China's leaders are concerned that the country's economy has become overly reliant on borrowing to fuel growth. They are now willing to tolerate short-term pain in the interest of setting the economy on a more sustainable path.

Shadow banking can take many forms, including loan sharks, investment companies known as trusts and off-balance-sheet lending by regular banks.

The draft rules -- known as Document No. 107 -- were first reported by China Business News, a local newspaper, and seem to have only been given to senior executives at (big) banks at this stage.

“The emergence of shadow banks is an inevitable result of financial development and innovation. As a complement to the traditional banking system, shadow banks play a positive role in serving the real economy and enriching investment channels for ordinary citizens,” the document said, according to a copy obtained by the Financial Times.

“At present, our country’s shadow banking risks are under control overall. But as the 2008 global financial crisis demonstrated, shadow banking risks are complex and hidden, and vulnerabilities can emerge suddenly and spread easily causing systemic problems,” the document stated.

The policy notice identifies three types of shadow banking activities and vows to monitor their development more closely: unlicensed unregulated credit intermediation (such as via online finance companies), unlicensed but lightly regulated credit intermediation (such as via credit guarantee companies and microcredit companies), and licensed but insufficiently regulated financing activities (including those conducted by money market funds, informal asset securitization and some wealth-management businesses).

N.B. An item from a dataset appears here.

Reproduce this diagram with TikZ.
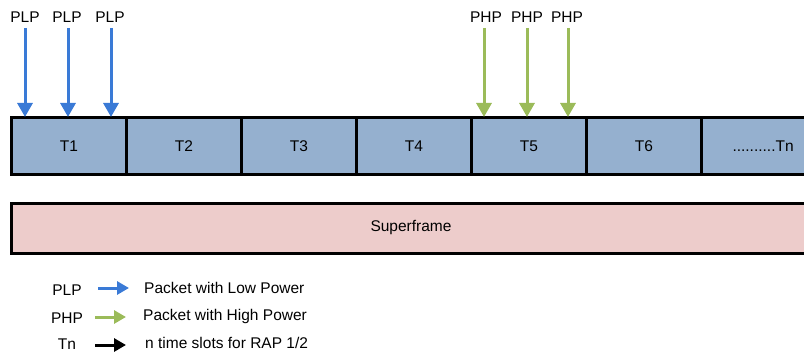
\documentclass[tikz,border=0pt]{standalone}
\usepackage{fontspec}
\setmainfont{Liberation Sans}
\usetikzlibrary{arrows.meta}
\definecolor{slotfill}{HTML}{95B0CF}
\definecolor{sframefill}{HTML}{EDCCCB}
\definecolor{plpblue}{HTML}{3A7AD6}
\definecolor{phpgreen}{HTML}{9BBB59}
\tikzset{
  slotbox/.style={draw=black, line width=3pt, fill=slotfill, minimum width=115pt, minimum height=57pt, anchor=north west, inner sep=0pt, font=\fontsize{15.5}{18}\selectfont},
  sfbox/.style={draw=black, line width=3pt, fill=sframefill, minimum width=820pt, minimum height=50pt, anchor=north west, inner sep=0pt},
  lbl/.style={font=\fontsize{15.5}{18}\selectfont, inner sep=0pt},
  plparrow/.style={draw=plpblue, line width=3pt, -{Triangle[length=14pt,width=15pt]}},
  phparrow/.style={draw=phpgreen, line width=3pt, -{Triangle[length=14pt,width=15pt]}},
  blkarrow/.style={draw=black, line width=3pt, -{Triangle[length=12pt,width=13pt]}},
}
\begin{document}
\begin{tikzpicture}[x=1pt,y=-1pt]
\useasboundingbox (0,0) rectangle (804,353);
\begin{scope}
\clip (0,0) rectangle (804,353);
% slots
\node[slotbox] (t1) at (10,116) {T1};
\node[slotbox] (t2) at (125,116) {T2};
\node[slotbox] (t3) at (240,116) {T3};
\node[slotbox] (t4) at (355,116) {T4};
\node[slotbox] (t5) at (470,116) {T5};
\node[slotbox] (t6) at (585,116) {T6};
\node[slotbox, minimum width=130pt, text width=110pt, align=left] (tn) at (700,116) {\hspace*{21pt}..........Tn};
% superframe
\node[sfbox] (sf) at (10,202) {};
\node[lbl] (sft) at (411,227) {Superframe};
\end{scope}
% PLP arrows
\node[lbl] (plp1) at (25,17) {PLP};
\node[lbl] (plp2) at (67,17) {PLP};
\node[lbl] (plp3) at (110,17) {PLP};
\coordinate (a1s) at (25,28); \coordinate (a1e) at (25,117);
\coordinate (a2s) at (68,28); \coordinate (a2e) at (68,117);
\coordinate (a3s) at (111,28); \coordinate (a3e) at (111,117);
\draw[plparrow] (a1s) -- (a1e);
\draw[plparrow] (a2s) -- (a2e);
\draw[plparrow] (a3s) -- (a3e);
% PHP arrows
\node[lbl] (php1) at (486,17) {PHP};
\node[lbl] (php2) at (527,17) {PHP};
\node[lbl] (php3) at (567,17) {PHP};
\coordinate (b1s) at (484,28); \coordinate (b1e) at (484,117);
\coordinate (b2s) at (527,28); \coordinate (b2e) at (527,117);
\coordinate (b3s) at (568,28); \coordinate (b3e) at (568,117);
\draw[phparrow] (b1s) -- (b1e);
\draw[phparrow] (b2s) -- (b2e);
\draw[phparrow] (b3s) -- (b3e);
% legend
\node[lbl] (lplp) at (67,290) {PLP};
\node[lbl] (lphp) at (67,318) {PHP};
\node[lbl] (ltn) at (67,344) {Tn};
\coordinate (l1s) at (98,288); \coordinate (l1e) at (129,288);
\coordinate (l2s) at (95,317); \coordinate (l2e) at (126,317);
\coordinate (l3s) at (95,345); \coordinate (l3e) at (126,345);
\draw[plparrow, -{Triangle[length=12pt,width=13pt]}] (l1s) -- (l1e);
\draw[phparrow, -{Triangle[length=12pt,width=13pt]}] (l2s) -- (l2e);
\draw[blkarrow] (l3s) -- (l3e);
\node[lbl, anchor=west] (d1) at (144,288) {Packet with Low Power};
\node[lbl, anchor=west] (d2) at (143,316) {Packet with High Power};
\node[lbl, anchor=west] (d3) at (145,343) {n time slots for RAP 1/2};
\end{tikzpicture}
\end{document}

The People’s Bank of China is said to be in charge of compiling and reporting comprehensive data of shadow credit on a regular basis.

There are a number of harsh rules, targeting a number of major drivers of China’s credit growth in the past few years. For instance, in a notice dated March 25, the China Banking Regulatory Commission said banks must clearly link wealth-management products with the assets that proceeds are invested in. Separately, trust firms will likely face much tighter capital rules when conducting credit intermediation. These two items alone can lead to notable slowdown in credit growth, if implemented strictly, according to Yao.

“The key to a less painful deleveraging path is to divert credit away from the inefficient part of the Chinese economy that is also insensitive to interest rates, such as local governments and some state-owned enterprises,” Yao said.

An official audit released last week showed that China's local government debt reached 17.9 trillion yuan ($2.95 trillion) at end-June 2013, or up from 10.7 trillion at end-2010.

Overall, 43 percent of local government's debt came from nonbank sources. Shadow banking institutions, including trust companies, securities firms, insurance companies and leasing companies accounted for 11 percent of the local government debt. The rest of the nonbank debt is from bonds, individuals and a variety of loan guarantees.